The breakthrough helped raise spirits at the issue prone National Ignition Facility (NIF), which aims to produce more fusion energy than it requires to run, to achieve a sustained fusion reaction that they could use to simulate the effect of a real-world nuclear explosion.
The $3.5 Billion facility in the Lawrence Livermore National Laboratory was designed to investigate fusion reactions at the heart of thermonuclear weapons, not operate as a fully fledged fusion power plant. But, in the wake of a US ban on underground nuclear testing in 1992, the energy department suggested the NIF become part of an expansive Stockpile Stewardship Program, which tests the reliability of nuclear weapons without actually triggering a detonation. And with the latest laser-fusion breakthrough, scientists are beginning to believe the NIF might succeed at this purpose.
“That’s really the scientific question for us at the moment,” said the Deputy Director Mark Herrman of Livermore, in the Nature report. “Where can we go? How much further can we go?” The NIF failed to achieve its initial goal of reaching a fusion ignition by 2012, since which scientists have worked to customize the facility, and optimize targets in the fusion reaction chamber.
The new record was a result of several changes throughout the labyrinthine system, from laser precision, to improved target-fabrication techniques, to diagnostics. This comes on the heels of decades of efforts to build a comprehensive program that can study the nuclear arsenal of the United States via supercomputers at NIF, in addition to other research facilities. In that time, scientists have tested explosives and nuclear materials and components.

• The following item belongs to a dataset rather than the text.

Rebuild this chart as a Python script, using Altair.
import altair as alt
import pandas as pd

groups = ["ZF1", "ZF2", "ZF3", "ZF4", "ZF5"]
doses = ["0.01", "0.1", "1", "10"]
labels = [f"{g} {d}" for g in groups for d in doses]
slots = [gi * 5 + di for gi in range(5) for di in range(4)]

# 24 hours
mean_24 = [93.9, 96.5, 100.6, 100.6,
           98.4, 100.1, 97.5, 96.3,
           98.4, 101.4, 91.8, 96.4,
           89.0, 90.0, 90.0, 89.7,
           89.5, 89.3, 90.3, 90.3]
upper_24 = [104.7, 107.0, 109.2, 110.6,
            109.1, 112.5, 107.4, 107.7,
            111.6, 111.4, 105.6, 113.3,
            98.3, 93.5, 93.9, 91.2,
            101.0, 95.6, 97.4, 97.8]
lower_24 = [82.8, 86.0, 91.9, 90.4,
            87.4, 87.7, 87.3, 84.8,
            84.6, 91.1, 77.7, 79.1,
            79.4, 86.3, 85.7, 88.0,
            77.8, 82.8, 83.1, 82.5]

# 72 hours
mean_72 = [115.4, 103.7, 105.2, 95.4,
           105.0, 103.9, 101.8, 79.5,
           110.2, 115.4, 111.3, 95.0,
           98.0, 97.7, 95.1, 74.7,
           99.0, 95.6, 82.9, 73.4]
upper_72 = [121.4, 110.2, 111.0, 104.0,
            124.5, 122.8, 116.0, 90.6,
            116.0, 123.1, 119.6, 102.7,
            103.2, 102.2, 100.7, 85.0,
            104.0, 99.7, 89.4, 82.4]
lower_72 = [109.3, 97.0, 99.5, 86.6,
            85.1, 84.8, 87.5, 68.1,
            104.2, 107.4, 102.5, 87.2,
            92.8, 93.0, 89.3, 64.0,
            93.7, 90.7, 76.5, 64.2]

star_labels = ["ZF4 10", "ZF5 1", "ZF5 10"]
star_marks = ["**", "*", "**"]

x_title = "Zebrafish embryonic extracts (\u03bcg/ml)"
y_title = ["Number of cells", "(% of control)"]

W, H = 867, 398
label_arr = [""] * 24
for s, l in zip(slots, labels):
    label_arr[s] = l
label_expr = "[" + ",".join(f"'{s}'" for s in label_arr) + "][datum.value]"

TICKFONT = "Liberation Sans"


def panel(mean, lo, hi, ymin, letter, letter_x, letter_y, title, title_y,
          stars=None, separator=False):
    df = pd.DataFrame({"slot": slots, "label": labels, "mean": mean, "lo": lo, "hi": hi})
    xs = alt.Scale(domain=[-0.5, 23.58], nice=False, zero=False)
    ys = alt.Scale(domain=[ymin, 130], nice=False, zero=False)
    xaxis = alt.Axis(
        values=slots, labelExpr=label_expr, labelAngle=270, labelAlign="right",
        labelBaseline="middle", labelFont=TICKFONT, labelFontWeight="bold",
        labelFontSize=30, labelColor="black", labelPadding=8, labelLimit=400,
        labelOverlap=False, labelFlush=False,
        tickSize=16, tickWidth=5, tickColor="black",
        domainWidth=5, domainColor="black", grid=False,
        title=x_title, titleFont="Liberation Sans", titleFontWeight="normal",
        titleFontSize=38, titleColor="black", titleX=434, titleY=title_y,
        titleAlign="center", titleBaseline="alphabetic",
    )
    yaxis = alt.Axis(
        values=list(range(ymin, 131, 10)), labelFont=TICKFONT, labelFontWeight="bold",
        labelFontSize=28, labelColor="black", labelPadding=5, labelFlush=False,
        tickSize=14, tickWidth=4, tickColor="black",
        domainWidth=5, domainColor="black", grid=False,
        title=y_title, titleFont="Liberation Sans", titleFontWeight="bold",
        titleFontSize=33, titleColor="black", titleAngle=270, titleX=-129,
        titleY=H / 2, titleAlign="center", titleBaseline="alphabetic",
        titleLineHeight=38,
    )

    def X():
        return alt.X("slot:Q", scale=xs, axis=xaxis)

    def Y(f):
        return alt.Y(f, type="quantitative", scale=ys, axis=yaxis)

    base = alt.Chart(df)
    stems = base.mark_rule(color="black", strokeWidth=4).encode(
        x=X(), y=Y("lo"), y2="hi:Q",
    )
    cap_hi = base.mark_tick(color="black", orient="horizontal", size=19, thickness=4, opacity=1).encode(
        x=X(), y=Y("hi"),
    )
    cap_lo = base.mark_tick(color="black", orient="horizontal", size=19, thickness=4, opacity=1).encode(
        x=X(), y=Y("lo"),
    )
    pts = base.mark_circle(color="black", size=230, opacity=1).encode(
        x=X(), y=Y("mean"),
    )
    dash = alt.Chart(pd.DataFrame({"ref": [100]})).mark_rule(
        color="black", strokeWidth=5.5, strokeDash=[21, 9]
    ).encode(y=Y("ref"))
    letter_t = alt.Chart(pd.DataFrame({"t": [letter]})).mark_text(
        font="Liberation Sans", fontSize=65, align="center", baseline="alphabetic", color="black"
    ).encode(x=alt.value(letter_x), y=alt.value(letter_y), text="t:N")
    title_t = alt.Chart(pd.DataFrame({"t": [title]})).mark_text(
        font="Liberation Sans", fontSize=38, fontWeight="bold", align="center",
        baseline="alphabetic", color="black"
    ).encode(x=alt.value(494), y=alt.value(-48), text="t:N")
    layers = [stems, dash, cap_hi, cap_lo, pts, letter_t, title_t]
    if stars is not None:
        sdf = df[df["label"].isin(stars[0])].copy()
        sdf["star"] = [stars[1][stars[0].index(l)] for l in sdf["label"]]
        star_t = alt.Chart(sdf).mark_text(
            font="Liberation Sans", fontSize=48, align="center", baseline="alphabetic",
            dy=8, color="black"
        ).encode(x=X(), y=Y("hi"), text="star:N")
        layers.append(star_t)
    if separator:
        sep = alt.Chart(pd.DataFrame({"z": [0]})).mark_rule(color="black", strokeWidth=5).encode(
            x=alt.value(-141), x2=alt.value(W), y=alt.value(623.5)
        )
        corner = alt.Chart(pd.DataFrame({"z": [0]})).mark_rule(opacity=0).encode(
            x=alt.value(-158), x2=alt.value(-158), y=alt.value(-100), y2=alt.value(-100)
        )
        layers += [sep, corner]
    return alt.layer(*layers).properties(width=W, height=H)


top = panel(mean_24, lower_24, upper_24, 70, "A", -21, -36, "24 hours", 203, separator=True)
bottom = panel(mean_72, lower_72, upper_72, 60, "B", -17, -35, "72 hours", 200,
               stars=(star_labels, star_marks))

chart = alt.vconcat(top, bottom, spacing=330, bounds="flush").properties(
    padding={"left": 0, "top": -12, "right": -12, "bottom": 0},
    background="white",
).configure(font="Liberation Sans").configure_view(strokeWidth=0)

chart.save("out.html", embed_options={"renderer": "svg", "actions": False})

Of course, the NIF isn’t detonating bombs, but experiments there might enhance our scientific grasp of how weapons detonate, which could cut down uncertainties and perhaps the inherent collateral damage of such weapons. Further experiments might also investigate how the weapon fares against intense radiation bursts that might happen in a fully-fledged war environment. But, naturally, not everyone agrees.
Critics argue that the facility might be unnecessary to maintaining the US nuclear weapons stockpile, suggesting that the National Nuclear Security Administration (NNSA) is interested in developing new nuclear weapons instead of simply practicing maintenance on older ones at minimal cost.
“That shows either an enormous amount of hubris, or an incredible confidence that you can build a lot of what we need for the next 50 years, even without a functioning NIF,” argued the Head of the Nuclear Information Project Hans Kristensen of the Federation of American Scientists, in Washington, D.C. Hermann thinks the NIF can offer an alternative to the limited experimental data that weapons scientists have when evaluating computer simulations of detonations. A further test to replicate the NIF team’s success might happen later this month, but the sooner it happens, the better, because slight variations in the tuning of the lasers, or the manufacturing of the target capsule could lead to vastly different results.